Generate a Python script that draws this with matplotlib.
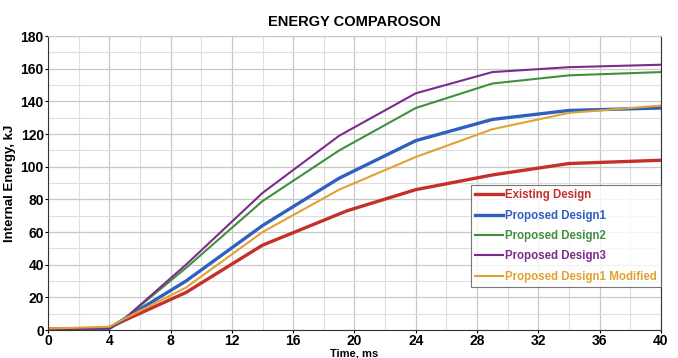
import matplotlib.pyplot as plt
from matplotlib.ticker import MultipleLocator

# Data
t_red = [0, 3, 4, 5, 9, 14, 19.5, 24, 29, 34, 40]
existing = [0.5, 1, 1.5, 6, 23, 52, 73, 86, 95, 102, 104]

t = [0, 4, 5, 9, 14, 19, 24, 29, 34, 40]
design1 = [0.5, 1, 7, 30, 64, 93, 116, 129, 134.5, 136]
design2 = [0.5, 1, 7, 38, 79, 110, 136, 151, 156, 158]
design3 = [0.5, 1, 7, 40, 84, 119, 145, 158, 161, 162.5]
design1_mod = [1, 2, 7, 26, 60, 86, 106, 123, 133, 137.5]

labels = ['Existing Design', 'Proposed Design1', 'Proposed Design2',
          'Proposed Design3', 'Proposed Design1 Modified']
colors = ['#c4302b', '#2f5fbf', '#3f8f3f', '#7b2b8b', '#e0a232']

plt.rcParams['font.family'] = ['Liberation Sans', 'DejaVu Sans']
plt.rcParams['font.weight'] = 'bold'

fig = plt.figure(figsize=(6.78, 3.58), dpi=100)
ax = fig.add_axes([0.0708, 0.078, 0.904, 0.821])

series = [(t_red, existing, 2.4), (t, design1, 2.4), (t, design2, 1.5),
          (t, design3, 1.5), (t, design1_mod, 1.5)]
for (x, y, lw), lab, c in zip(series, labels, colors):
    ax.plot(x, y, color=c, lw=lw, label=lab)

ax.set_xlim(0, 40)
ax.set_ylim(0, 180)
ax.xaxis.set_major_locator(MultipleLocator(4))
ax.xaxis.set_minor_locator(MultipleLocator(2))
ax.yaxis.set_major_locator(MultipleLocator(20))
ax.yaxis.set_minor_locator(MultipleLocator(10))
ax.grid(which='major', color='#c8c8c8', lw=0.9)
ax.grid(which='minor', color='#dedede', lw=0.8)
ax.tick_params(which='major', labelsize=10, length=2.5, width=0.8, pad=0.5)
ax.tick_params(which='minor', length=0)
for lbl in ax.get_xticklabels() + ax.get_yticklabels():
    lbl.set_fontweight('bold')

for s in ['left', 'bottom', 'right']:
    ax.spines[s].set_color('#333333')
ax.spines['top'].set_color('#c8c8c8')

ax.set_title('ENERGY COMPAROSON', fontsize=10.5, fontweight='bold', pad=7)
ax.set_ylabel('Internal Energy, kJ', fontsize=9.5, fontweight='bold', labelpad=3)
ax.set_xlabel('Time, ms', fontsize=8, fontweight='bold', labelpad=0.5)

leg = ax.legend(loc='lower right', bbox_to_anchor=(1.0, 0.146), fontsize=8.3,
                frameon=True, fancybox=False, borderpad=0.4, labelspacing=0.72,
                handlelength=2.4, handletextpad=0.15, borderaxespad=0)
leg.get_frame().set_edgecolor('#555555')
leg.get_frame().set_linewidth(0.8)
for txt, c in zip(leg.get_texts(), colors):
    txt.set_color(c)
    txt.set_fontweight('bold')

fig.savefig('out.png', dpi=100)
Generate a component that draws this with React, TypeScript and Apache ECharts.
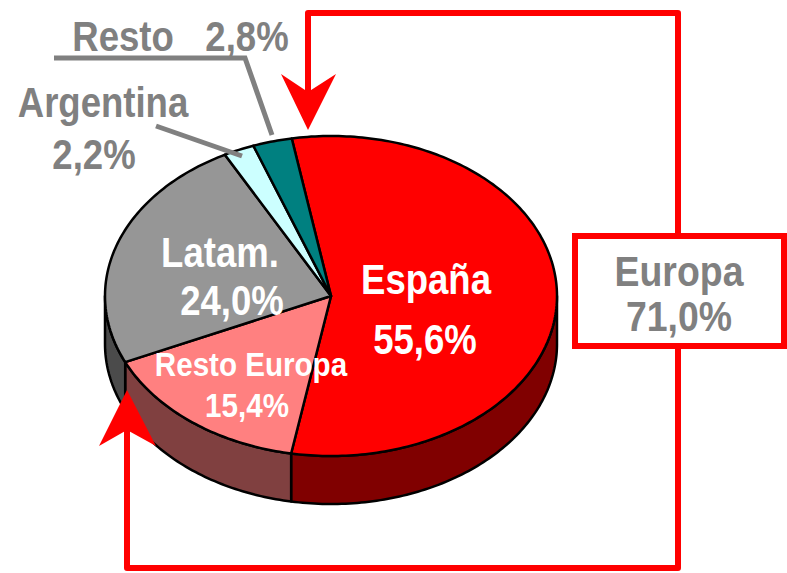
+ + + + + + +
Leave the pictures out, and print every line of the listing exactly as written.

Generate a Python script that draws this with matplotlib.
import matplotlib.pyplot as plt
from matplotlib.ticker import MultipleLocator

# Data
t_red = [0, 3, 4, 5, 9, 14, 19.5, 24, 29, 34, 40]
existing = [0.5, 1, 1.5, 6, 23, 52, 73, 86, 95, 102, 104]

t = [0, 4, 5, 9, 14, 19, 24, 29, 34, 40]
design1 = [0.5, 1, 7, 30, 64, 93, 116, 129, 134.5, 136]
design2 = [0.5, 1, 7, 38, 79, 110, 136, 151, 156, 158]
design3 = [0.5, 1, 7, 40, 84, 119, 145, 158, 161, 162.5]
design1_mod = [1, 2, 7, 26, 60, 86, 106, 123, 133, 137.5]

labels = ['Existing Design', 'Proposed Design1', 'Proposed Design2',
          'Proposed Design3', 'Proposed Design1 Modified']
colors = ['#c4302b', '#2f5fbf', '#3f8f3f', '#7b2b8b', '#e0a232']

plt.rcParams['font.family'] = ['Liberation Sans', 'DejaVu Sans']
plt.rcParams['font.weight'] = 'bold'

fig = plt.figure(figsize=(6.78, 3.58), dpi=100)
ax = fig.add_axes([0.0708, 0.078, 0.904, 0.821])

series = [(t_red, existing, 2.4), (t, design1, 2.4), (t, design2, 1.5),
          (t, design3, 1.5), (t, design1_mod, 1.5)]
for (x, y, lw), lab, c in zip(series, labels, colors):
    ax.plot(x, y, color=c, lw=lw, label=lab)

ax.set_xlim(0, 40)
ax.set_ylim(0, 180)
ax.xaxis.set_major_locator(MultipleLocator(4))
ax.xaxis.set_minor_locator(MultipleLocator(2))
ax.yaxis.set_major_locator(MultipleLocator(20))
ax.yaxis.set_minor_locator(MultipleLocator(10))
ax.grid(which='major', color='#c8c8c8', lw=0.9)
ax.grid(which='minor', color='#dedede', lw=0.8)
ax.tick_params(which='major', labelsize=10, length=2.5, width=0.8, pad=0.5)
ax.tick_params(which='minor', length=0)
for lbl in ax.get_xticklabels() + ax.get_yticklabels():
    lbl.set_fontweight('bold')

for s in ['left', 'bottom', 'right']:
    ax.spines[s].set_color('#333333')
ax.spines['top'].set_color('#c8c8c8')

ax.set_title('ENERGY COMPAROSON', fontsize=10.5, fontweight='bold', pad=7)
ax.set_ylabel('Internal Energy, kJ', fontsize=9.5, fontweight='bold', labelpad=3)
ax.set_xlabel('Time, ms', fontsize=8, fontweight='bold', labelpad=0.5)

leg = ax.legend(loc='lower right', bbox_to_anchor=(1.0, 0.146), fontsize=8.3,
                frameon=True, fancybox=False, borderpad=0.4, labelspacing=0.72,
                handlelength=2.4, handletextpad=0.15, borderaxespad=0)
leg.get_frame().set_edgecolor('#555555')
leg.get_frame().set_linewidth(0.8)
for txt, c in zip(leg.get_texts(), colors):
    txt.set_color(c)
    txt.set_fontweight('bold')

fig.savefig('out.png', dpi=100)
Generate a component that draws this with React, TypeScript and Apache ECharts.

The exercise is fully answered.